Exercise brief: Reproduce the material below line by line, beginning with its first line and ending with the line that contains "16, 18, 20];"; leave out pictures.
##### Dataset excerpt
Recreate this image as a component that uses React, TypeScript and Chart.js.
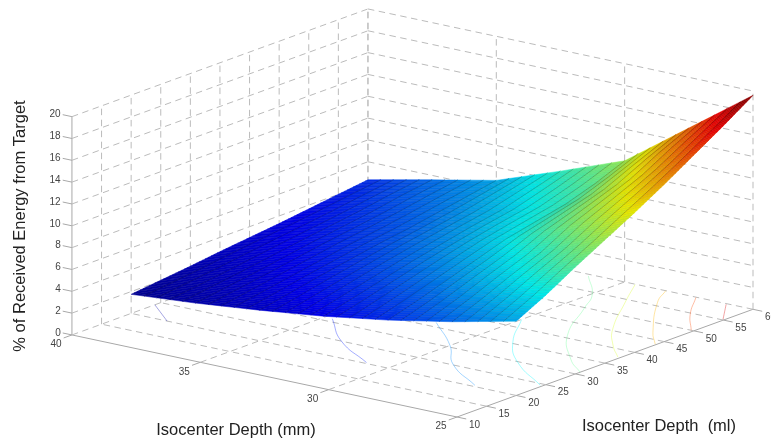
import React, { useEffect, useRef } from "react";
import Chart from "chart.js/auto";

// ---------- values ----------
const depthTicks = [25, 30, 35, 40];
const volumeTicks = [10, 15, 20, 25, 30, 35, 40, 45, 50, 55, 60];
const energyTicks = [0, 2, 4, 6, 8, 10, 12, 14, 16, 18, 20];

const depthKnots = [25, 27.5, 30, 32.5, 35, 37.5, 40];
const volumeKnots = [20, 25, 30, 35, 40, 45, 50, 55, 60];
const energyAtVolume20 = [6.8, 5.5, 4.4, 3.5, 2.8, 2.2, 1.75];
const energyAtVolume25 = [8.2, 6.6, 5.2, 4.2, 3.35, 2.6, 2.05];
const energyAtVolume30 = [9.8, 7.8, 6.1, 4.9, 3.9, 3.0, 2.35];
const energyAtVolume35 = [11.3, 8.9, 7.0, 5.6, 4.4, 3.45, 2.7];
const energyAtVolume40 = [12.8, 10.4, 7.9, 6.2, 4.9, 3.9, 3.0];
const energyAtVolume45 = [14.4, 11.5, 8.5, 6.8, 5.3, 4.3, 3.3];
const energyAtVolume50 = [16.1, 12.6, 9.1, 7.3, 5.8, 4.7, 3.65];
const energyAtVolume55 = [17.8, 14.1, 10.0, 8.1, 6.3, 5.2, 4.0];
const energyAtVolume60 = [19.6, 15.35, 11.1, 8.9, 6.8, 5.6, 4.35];
const energyRows = [
  energyAtVolume20, energyAtVolume25, energyAtVolume30, energyAtVolume35, energyAtVolume40,
  energyAtVolume45, energyAtVolume50, energyAtVolume55, energyAtVolume60,
];

// floor contours: [depth, volume] per level
const contour2 = [[38.6, 20], [40, 24]];
const contour4 = [[30.9, 20.3], [33, 25.1], [34.7, 31]];
const contour6 = [[26.7, 20.4], [28.66, 25.2], [30, 30.5], [31.9, 36.4]];
const contour8 = [[25.1, 24.5], [27.2, 29.8], [28.66, 35.3], [30, 42.6]];
const contour10 = [[25, 30.8], [26.1, 34], [27.8, 40.8], [29.25, 50], [29.95, 54.3], [31.3, 59.5]];
const contour12 = [[25.1, 37.6], [26, 40.7], [27.1, 45.4], [28.6, 54], [29.57, 59.9]];
const contour14 = [[25.05, 43.7], [25.9, 47], [27.8, 56], [28.4, 60]];
const contour16 = [[25.1, 50], [26.2, 54.6], [27.2, 59.9]];
const contour18 = [[25.06, 55.2], [26, 59.8]];
const contourLevels = [2, 4, 6, 8, 10, 12, 14, 16, 18];
const contourPaths = [contour2, contour4, contour6, contour8, contour10, contour12, contour14, contour16, contour18];

const zTitle = "% of Received Energy from Target";
const depthTitle = "Isocenter Depth (mm)";
const volumeTitle = "Isocenter Depth  (ml)";

// ---------- view and style ----------
const VIEW = {
  ox: 457, oy: 417,
  dx: -25.67, dy: -5.47,
  vx: 5.92, vy: -2.154,
  zy: -10.915,
};
const COLOR_MIN = 1.2;
const COLOR_MAX = 19.6;
const FACE_SHADE = 0.92;
const MESH_DEPTH_CELLS = 30;
const MESH_VOLUME_CELLS = 80;
const GRID = "#bbbbbb";
const AXIS = "#a8a8a8";
const DASH = [6.5, 4.5];

function project(d: number, v: number, z: number) {
  return {
    x: VIEW.ox + (d - 25) * VIEW.dx + (v - 10) * VIEW.vx,
    y: VIEW.oy + (d - 25) * VIEW.dy + (v - 10) * VIEW.vy + z * VIEW.zy,
  };
}

function jet(t: number): [number, number, number] {
  const c = (x: number) => Math.max(0, Math.min(1, x));
  const v = Math.max(0, Math.min(1, t));
  return [
    Math.round(255 * c(Math.min(4 * v - 1.5, 4.5 - 4 * v))),
    Math.round(255 * c(Math.min(4 * v - 0.5, 3.5 - 4 * v))),
    Math.round(255 * c(Math.min(4 * v + 0.5, 2.5 - 4 * v))),
  ];
}
const colorOf = (z: number) => jet((z - COLOR_MIN) / (COLOR_MAX - COLOR_MIN));

function knotSpan(knots: number[], value: number) {
  let i = 0;
  while (i < knots.length - 2 && value > knots[i + 1]) i++;
  return { i, f: (value - knots[i]) / (knots[i + 1] - knots[i]) };
}
// shading of one mesh vertex inside a cell of the table read above
function energyAt(d: number, v: number) {
  const a = knotSpan(depthKnots, d);
  const b = knotSpan(volumeKnots, v);
  const r0 = energyRows[b.i], r1 = energyRows[b.i + 1];
  const z0 = r0[a.i] + (r0[a.i + 1] - r0[a.i]) * a.f;
  const z1 = r1[a.i] + (r1[a.i + 1] - r1[a.i]) * a.f;
  return z0 + (z1 - z0) * b.f;
}

function line(points: { x: number; y: number }[], color: string, width: number, dash: number[] = []) {
  return {
    data: points, showLine: true, pointRadius: 0, borderColor: color, borderWidth: width,
    borderDash: dash, fill: false, tension: 0, borderCapStyle: "butt",
  };
}

const dMin = depthKnots[0], dMax = depthKnots[depthKnots.length - 1];
const vMin = volumeKnots[0], vMax = volumeKnots[volumeKnots.length - 1];
const dAt = (i: number) => dMin + ((dMax - dMin) * i) / MESH_DEPTH_CELLS;
const vAt = (j: number) => vMin + ((vMax - vMin) * j) / MESH_VOLUME_CELLS;
const surfacePoint = (i: number, j: number) => {
  const d = dAt(i), v = vAt(j);
  return project(d, v, energyAt(d, v));
};

function meshLineDatasets() {
  const out: any[] = [];
  for (let i = 1; i < MESH_DEPTH_CELLS; i++) {
    const pts = [];
    for (let j = 0; j <= MESH_VOLUME_CELLS; j += 2) pts.push(surfacePoint(i, j));
    out.push(line(pts, "rgba(0,0,0,0.3)", 0.7));
  }
  for (let j = 1; j < MESH_VOLUME_CELLS; j++) {
    const pts = [];
    for (let i = 0; i <= MESH_DEPTH_CELLS; i++) pts.push(surfacePoint(i, j));
    out.push(line(pts, "rgba(0,0,0,0.14)", 0.5));
  }
  return out;
}

function surfaceDatasets() {
  const out: any[] = [];
  for (let i = 0; i < MESH_DEPTH_CELLS; i++) {
    for (let j = 0; j < MESH_VOLUME_CELLS; j++) {
      const c = [[i, j], [i + 1, j], [i + 1, j + 1], [i, j + 1], [i, j]].map(([a, b]) => surfacePoint(a, b));
      const z =
        (energyAt(dAt(i), vAt(j)) + energyAt(dAt(i + 1), vAt(j)) + energyAt(dAt(i + 1), vAt(j + 1)) + energyAt(dAt(i), vAt(j + 1))) / 4;
      const [r, g, b] = colorOf(z);
      const fill = `rgb(${r * FACE_SHADE},${g * FACE_SHADE},${b * FACE_SHADE})`;
      out.push({
        data: c, showLine: true, pointRadius: 0,
        borderWidth: 0.5, borderColor: fill,
        backgroundColor: fill, fill: "shape", tension: 0,
      });
    }
  }
  return out;
}

function contourDatasets() {
  return contourPaths.map((path, i) => {
    const [r, g, b] = colorOf(contourLevels[i]);
    const ds = line(path.map(([d, v]) => project(d, v, 0)), `rgba(${r},${g},${b},0.36)`, 1);
    ds.tension = 0.5;
    return ds;
  });
}

function gridDatasets() {
  const out: any[] = [];
  const dEnd = depthTicks[depthTicks.length - 1], dStart = depthTicks[0];
  const vEnd = volumeTicks[volumeTicks.length - 1], vStart = volumeTicks[0];
  const zEnd = energyTicks[energyTicks.length - 1];
  for (const v of volumeTicks) {
    if (v !== vStart) out.push(line([project(dStart, v, 0), project(dEnd, v, 0)], GRID, 1, DASH));
    if (v !== vStart) out.push(line([project(dEnd, v, 0), project(dEnd, v, zEnd)], GRID, 1, DASH));
  }
  for (const d of depthTicks) {
    if (d !== dStart) out.push(line([project(d, vStart, 0), project(d, vEnd, 0)], GRID, 1, DASH));
    out.push(line([project(d, vEnd, 0), project(d, vEnd, zEnd)], GRID, 1, DASH));
  }
  for (const z of energyTicks) {
    if (z === 0) continue;
    out.push(line([project(dEnd, vStart, z), project(dEnd, vEnd, z)], GRID, 1, DASH));
    out.push(line([project(dEnd, vEnd, z), project(dStart, vEnd, z)], GRID, 1, DASH));
  }
  // solid axes and tick marks
  out.push(line([project(dEnd, vStart, 0), project(dStart, vStart, 0)], AXIS, 1));
  out.push(line([project(dStart, vStart, 0), project(dStart, vEnd, 0)], AXIS, 1));
  out.push(line([project(dEnd, vStart, 0), project(dEnd, vStart, zEnd)], AXIS, 1));
  for (const z of energyTicks) out.push(line([project(dEnd, vStart, z), project(dEnd + 0.36, vStart, z)], AXIS, 1));
  for (const d of depthTicks) out.push(line([project(d, vStart, 0), project(d, vStart - 1.4, 0)], AXIS, 1));
  for (const v of volumeTicks) out.push(line([project(dStart, v, 0), project(dStart - 0.36, v, 0)], AXIS, 1));
  return out;
}

const textPlugin = {
  id: "axisText",
  afterDatasetsDraw(chart: any) {
    const { ctx, scales } = chart;
    const px = (p: { x: number; y: number }) => ({ x: scales.x.getPixelForValue(p.x), y: scales.y.getPixelForValue(p.y) });
    ctx.save();
    ctx.textAlign = "center";
    ctx.textBaseline = "middle";
    ctx.fillStyle = "#444";
    ctx.font = '10px "Liberation Sans"';
    for (const z of energyTicks) {
      const p = px(project(40, 10, z));
      ctx.fillText(String(z), z < 10 ? p.x - 14 : p.x - 17, p.y - 2);
    }
    for (const d of depthTicks) {
      const p = px(project(d, 10, 0));
      ctx.fillText(String(d), p.x - 16, p.y + 9.5);
    }
    for (const v of volumeTicks) {
      const p = px(project(25, v, 0));
      ctx.fillText(String(v), p.x + 17.5, p.y + 8);
    }
    ctx.fillStyle = "#222";
    ctx.font = '16.5px "Liberation Sans"';
    ctx.fillText(depthTitle, 236, 430);
    ctx.fillText(volumeTitle, 659, 426);
    ctx.translate(20.5, 226);
    ctx.rotate(-Math.PI / 2);
    ctx.fillText(zTitle, 0, 0);
    ctx.restore();
  },
};

export default function App() {
  const ref = useRef<HTMLCanvasElement>(null);
  useEffect(() => {
    document.body.style.margin = "0";
    document.body.style.background = "#fff";
    const chart = new Chart(ref.current!, {
      type: "scatter",
      data: { datasets: [...meshLineDatasets(), ...surfaceDatasets(), ...contourDatasets(), ...gridDatasets()] as any },
      options: {
        responsive: false,
        animation: false,
        events: [],
        layout: { padding: 0 },
        plugins: { legend: { display: false }, tooltip: { enabled: false }, title: { display: false } },
        scales: {
          x: { type: "linear", display: false, min: 0, max: 771 },
          y: { type: "linear", display: false, min: 0, max: 445, reverse: true },
        },
      },
      plugins: [textPlugin],
    } as any);
    return () => chart.destroy();
  }, []);
  return (
    <canvas
      ref={ref}
      width={771}
      height={445}
      style={{ display: "block", width: 771, height: 445, filter: "blur(0.45px)" }}
    />
  );
}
##########
Answer for this exercise:
Recreate this image as a component that uses React, TypeScript and Chart.js.
import React, { useEffect, useRef } from "react";
import Chart from "chart.js/auto";

// ---------- values ----------
const depthTicks = [25, 30, 35, 40];
const volumeTicks = [10, 15, 20, 25, 30, 35, 40, 45, 50, 55, 60];
const energyTicks = [0, 2, 4, 6, 8, 10, 12, 14, 16, 18, 20];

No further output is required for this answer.